Strangely enough, it didn’t make a world of difference in the second half as United lost the game 3-1, although no doubt Fergie will claim that the change of strip was the crucial factor behind his side winning the second half.
United’s then-kit manufacturers Umbro couldn’t have been too pleased that their creation was given such a hammering in public, although many Red Devils’ fans will claim that it’s still nicer than the tartan patterned monstrosity they wear as their home kit at present.
4. Low clouds behind England cricket team’s defeat to South Africa in 1999
Clouds can often affect sporting fixtures, but only when they produce rain, snow or some other natural weather element.
In the case of the England cricketers’ defeat to South Africa, they were simply lying in the sky minding their own business, but because they were so low they caused the visitors to lose four wickets to only two runs, resulting in their lowest ever test score in defeat to the hosts in Johannesburg.
We can only assume that the England lads were living on said clouds when they made the excuse.
3. Kenny Dalglish once said Newcastle drew Stevenage because the balls were too bouncy
Kenny Dalglish was quite guarded in his dealings with the media in his most recent spell as Liverpool manager, but it might have been a good thing considering some of the things he came out with in the past.
King Kenny dipped into the Fergie pool of excuses during his time in charge of Newcastle in the late 90s, claiming that a draw with lowly Stevenage in the FA Cup was because the balls were “too bouncy”.
The rest of the football world laughed, while Stevenage locked all of the extra bouncy footballs they secretly rolled out for the occasion away in a closet and smiled contentedly at a job well done.
2. Darts player Mervyn King blames loss to Raymond van Barneveld on air conditioning
If darts were an open air sport then the wind would certainly be a factor, but surely nobody can use it as an excuse in an indoor arena.
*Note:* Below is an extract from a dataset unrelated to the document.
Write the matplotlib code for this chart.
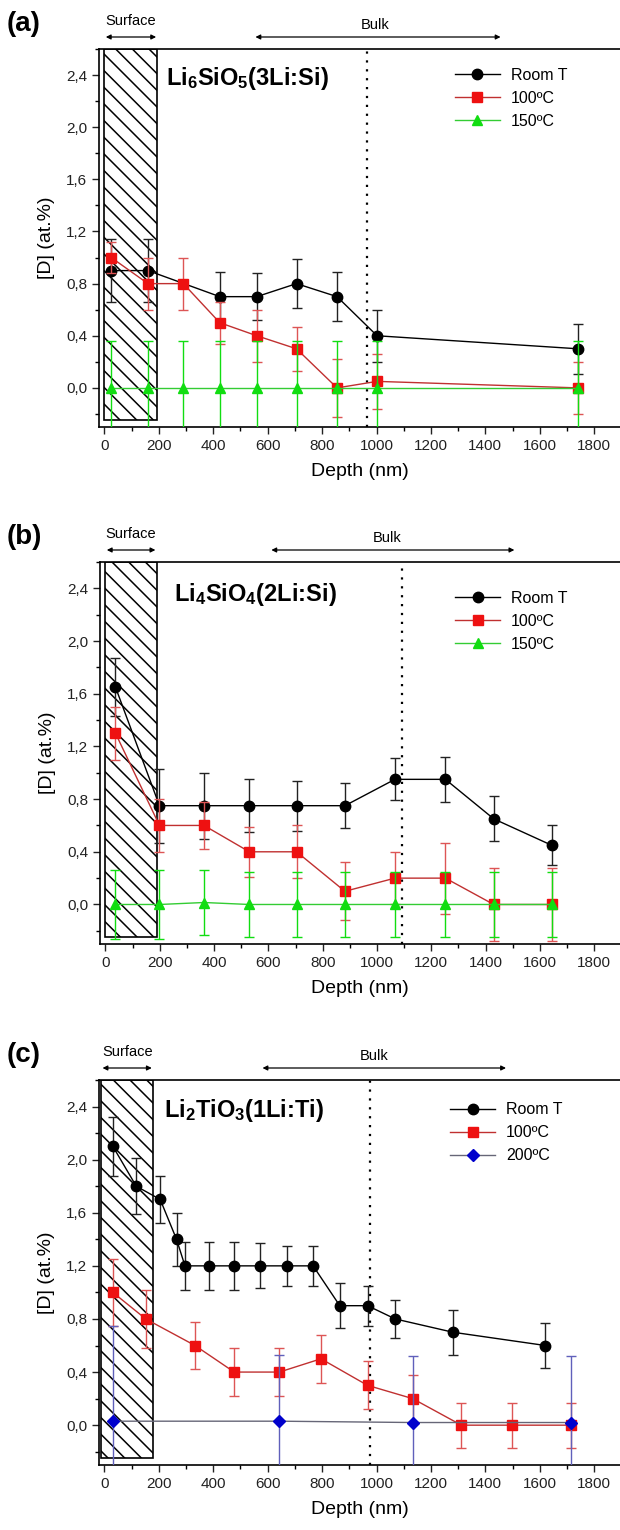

Well Mervyn King did, blaming what must have been incredibly powerful air conditioning for his World Championships semi-final in 2003.

A bit cool in here, what do you think Merv?
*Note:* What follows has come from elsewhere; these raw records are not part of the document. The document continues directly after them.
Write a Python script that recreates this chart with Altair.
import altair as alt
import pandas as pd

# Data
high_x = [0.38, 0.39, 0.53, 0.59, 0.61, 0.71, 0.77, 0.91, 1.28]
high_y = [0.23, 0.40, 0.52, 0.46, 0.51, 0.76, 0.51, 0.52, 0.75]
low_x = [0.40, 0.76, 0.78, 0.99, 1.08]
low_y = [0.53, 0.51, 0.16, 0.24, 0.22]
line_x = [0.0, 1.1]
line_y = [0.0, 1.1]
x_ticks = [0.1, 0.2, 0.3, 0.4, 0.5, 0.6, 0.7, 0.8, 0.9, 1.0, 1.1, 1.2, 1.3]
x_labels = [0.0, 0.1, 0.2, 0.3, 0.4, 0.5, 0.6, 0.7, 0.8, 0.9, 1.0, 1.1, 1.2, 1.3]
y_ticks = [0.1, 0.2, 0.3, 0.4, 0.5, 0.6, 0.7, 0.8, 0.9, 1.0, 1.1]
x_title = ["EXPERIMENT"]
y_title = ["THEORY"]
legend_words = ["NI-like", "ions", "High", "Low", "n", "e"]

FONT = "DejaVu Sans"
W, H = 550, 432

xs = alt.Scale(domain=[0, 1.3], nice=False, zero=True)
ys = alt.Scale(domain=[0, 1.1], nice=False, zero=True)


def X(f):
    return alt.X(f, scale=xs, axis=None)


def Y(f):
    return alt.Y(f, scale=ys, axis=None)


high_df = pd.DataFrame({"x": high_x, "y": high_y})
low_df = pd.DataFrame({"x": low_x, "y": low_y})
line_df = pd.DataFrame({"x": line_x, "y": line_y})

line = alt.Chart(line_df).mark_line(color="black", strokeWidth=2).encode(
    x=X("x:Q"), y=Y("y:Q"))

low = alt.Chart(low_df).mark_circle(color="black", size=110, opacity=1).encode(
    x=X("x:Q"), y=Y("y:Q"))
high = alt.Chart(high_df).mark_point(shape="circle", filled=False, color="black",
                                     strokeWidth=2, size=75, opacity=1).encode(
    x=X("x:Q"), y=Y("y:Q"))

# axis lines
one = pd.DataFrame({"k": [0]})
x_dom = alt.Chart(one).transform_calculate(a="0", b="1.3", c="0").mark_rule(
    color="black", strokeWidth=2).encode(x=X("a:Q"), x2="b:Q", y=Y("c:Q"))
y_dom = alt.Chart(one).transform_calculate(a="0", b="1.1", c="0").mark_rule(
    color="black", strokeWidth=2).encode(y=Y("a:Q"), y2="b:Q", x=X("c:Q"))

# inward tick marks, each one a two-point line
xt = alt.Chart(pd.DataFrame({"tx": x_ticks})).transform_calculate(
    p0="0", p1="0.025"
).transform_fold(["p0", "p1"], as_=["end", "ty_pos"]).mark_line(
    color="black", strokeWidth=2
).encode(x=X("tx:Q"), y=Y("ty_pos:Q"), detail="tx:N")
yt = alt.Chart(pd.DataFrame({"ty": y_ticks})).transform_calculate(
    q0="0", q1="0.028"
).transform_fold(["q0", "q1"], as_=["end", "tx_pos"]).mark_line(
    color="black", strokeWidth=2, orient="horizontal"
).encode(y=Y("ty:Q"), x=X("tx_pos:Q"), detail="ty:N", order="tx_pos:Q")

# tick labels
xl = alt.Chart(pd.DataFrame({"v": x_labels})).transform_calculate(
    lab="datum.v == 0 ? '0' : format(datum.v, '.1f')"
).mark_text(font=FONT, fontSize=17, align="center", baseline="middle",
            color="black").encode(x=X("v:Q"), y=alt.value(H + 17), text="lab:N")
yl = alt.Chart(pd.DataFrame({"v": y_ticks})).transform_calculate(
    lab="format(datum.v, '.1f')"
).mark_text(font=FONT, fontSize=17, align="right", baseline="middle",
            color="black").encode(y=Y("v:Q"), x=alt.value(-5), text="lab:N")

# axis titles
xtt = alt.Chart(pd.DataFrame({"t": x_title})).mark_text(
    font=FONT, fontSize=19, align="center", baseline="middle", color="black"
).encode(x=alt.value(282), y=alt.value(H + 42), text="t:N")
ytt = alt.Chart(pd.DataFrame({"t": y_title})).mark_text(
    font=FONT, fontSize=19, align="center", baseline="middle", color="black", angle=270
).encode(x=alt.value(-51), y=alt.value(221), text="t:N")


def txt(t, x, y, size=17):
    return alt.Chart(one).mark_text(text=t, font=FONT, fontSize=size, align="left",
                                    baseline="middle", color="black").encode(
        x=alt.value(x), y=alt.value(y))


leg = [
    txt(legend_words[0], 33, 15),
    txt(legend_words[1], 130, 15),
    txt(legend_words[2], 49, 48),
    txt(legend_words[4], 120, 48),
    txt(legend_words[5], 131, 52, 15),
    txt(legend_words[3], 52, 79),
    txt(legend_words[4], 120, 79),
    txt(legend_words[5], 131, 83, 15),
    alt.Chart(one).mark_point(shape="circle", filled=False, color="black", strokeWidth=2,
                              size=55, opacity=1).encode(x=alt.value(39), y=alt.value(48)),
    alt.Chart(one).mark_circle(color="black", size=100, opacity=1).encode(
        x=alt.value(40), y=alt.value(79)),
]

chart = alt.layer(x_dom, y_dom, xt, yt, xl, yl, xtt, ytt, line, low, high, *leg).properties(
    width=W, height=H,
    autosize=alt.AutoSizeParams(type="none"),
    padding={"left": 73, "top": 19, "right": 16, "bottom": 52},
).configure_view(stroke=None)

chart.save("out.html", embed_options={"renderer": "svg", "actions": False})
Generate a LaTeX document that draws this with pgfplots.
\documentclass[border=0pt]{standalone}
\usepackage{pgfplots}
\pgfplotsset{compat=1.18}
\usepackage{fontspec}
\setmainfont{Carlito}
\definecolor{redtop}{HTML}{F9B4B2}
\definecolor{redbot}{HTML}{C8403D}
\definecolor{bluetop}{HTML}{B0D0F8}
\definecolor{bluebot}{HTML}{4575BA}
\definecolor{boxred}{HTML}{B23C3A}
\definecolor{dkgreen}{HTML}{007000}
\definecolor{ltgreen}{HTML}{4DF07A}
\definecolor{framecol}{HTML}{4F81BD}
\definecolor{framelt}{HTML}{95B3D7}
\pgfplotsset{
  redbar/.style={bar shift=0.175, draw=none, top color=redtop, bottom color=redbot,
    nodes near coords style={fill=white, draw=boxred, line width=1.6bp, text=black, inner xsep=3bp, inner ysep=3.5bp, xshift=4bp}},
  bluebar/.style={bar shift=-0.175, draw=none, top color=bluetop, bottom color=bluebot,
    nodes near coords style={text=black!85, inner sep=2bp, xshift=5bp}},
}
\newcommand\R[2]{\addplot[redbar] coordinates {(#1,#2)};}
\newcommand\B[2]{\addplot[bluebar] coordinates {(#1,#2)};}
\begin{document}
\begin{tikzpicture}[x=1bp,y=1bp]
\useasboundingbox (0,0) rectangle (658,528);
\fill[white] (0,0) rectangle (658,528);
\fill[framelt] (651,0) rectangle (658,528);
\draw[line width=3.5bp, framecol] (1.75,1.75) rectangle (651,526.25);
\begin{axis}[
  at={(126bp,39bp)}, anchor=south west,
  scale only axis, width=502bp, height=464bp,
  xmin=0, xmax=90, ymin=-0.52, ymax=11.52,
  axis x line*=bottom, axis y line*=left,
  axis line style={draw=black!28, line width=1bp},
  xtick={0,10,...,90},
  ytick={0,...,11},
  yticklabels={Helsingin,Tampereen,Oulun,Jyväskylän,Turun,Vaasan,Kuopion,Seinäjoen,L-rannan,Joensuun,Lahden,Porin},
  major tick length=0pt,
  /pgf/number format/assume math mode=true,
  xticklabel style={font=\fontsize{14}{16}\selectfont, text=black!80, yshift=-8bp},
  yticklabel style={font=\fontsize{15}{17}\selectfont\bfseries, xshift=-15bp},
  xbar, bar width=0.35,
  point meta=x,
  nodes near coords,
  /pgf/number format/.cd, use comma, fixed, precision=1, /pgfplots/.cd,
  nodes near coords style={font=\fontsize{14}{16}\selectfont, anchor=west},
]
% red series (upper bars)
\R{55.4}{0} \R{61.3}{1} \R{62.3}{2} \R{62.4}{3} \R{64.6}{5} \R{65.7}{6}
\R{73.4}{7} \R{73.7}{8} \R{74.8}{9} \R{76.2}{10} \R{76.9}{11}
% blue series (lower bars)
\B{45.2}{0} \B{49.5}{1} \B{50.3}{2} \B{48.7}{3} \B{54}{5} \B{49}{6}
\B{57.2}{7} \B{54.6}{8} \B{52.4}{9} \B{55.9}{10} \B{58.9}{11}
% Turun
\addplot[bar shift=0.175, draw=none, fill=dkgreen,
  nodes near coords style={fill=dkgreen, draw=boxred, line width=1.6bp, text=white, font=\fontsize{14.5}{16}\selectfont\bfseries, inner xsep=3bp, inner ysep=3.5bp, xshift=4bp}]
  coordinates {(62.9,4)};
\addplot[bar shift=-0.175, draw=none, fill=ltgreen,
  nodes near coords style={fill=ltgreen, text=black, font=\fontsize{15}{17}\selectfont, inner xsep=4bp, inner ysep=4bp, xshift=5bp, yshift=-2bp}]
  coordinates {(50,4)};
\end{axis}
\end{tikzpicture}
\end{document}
“I asked for it (the air conditioning) to be turned off before I went up there and it wasn't. I asked for it to be turned off at the break - it wasn't. The air conditioning doesn't affect Raymond because he throws a heavier dart and a very flat dart.”
Even though King claimed that the air-con was responsible for making Merv’s darts swerve all over the place, the organisers were insistent that the air conditioning was turned off for the entire match. Who do we believe? Well, we’ve never heard it used an as excuse before or since so we’d have our doubts.
1. Tennis player blames defeat on opponent farting too much
Speaking of wind, an even more bizarre excuse than King’s was used by Zambian tennis player and household name Lighton Ndefwayl for his loss to Musumba Bwayla in a local tournament in 1992.
“Bwayla is a stupid man and a hopeless player,” Ndefwayl said afterwards.
“He has a huge nose and is cross-eyed. Girls hate him. He beat me because my jockstrap was too tight and because when he serves he farts, and that made me lose my concentration, for which I am famous throughout Zambia.”
He’s now famous for possibly the worst, probably the most ridiculous and easily the most bitter excuse ever heard in sporting circles.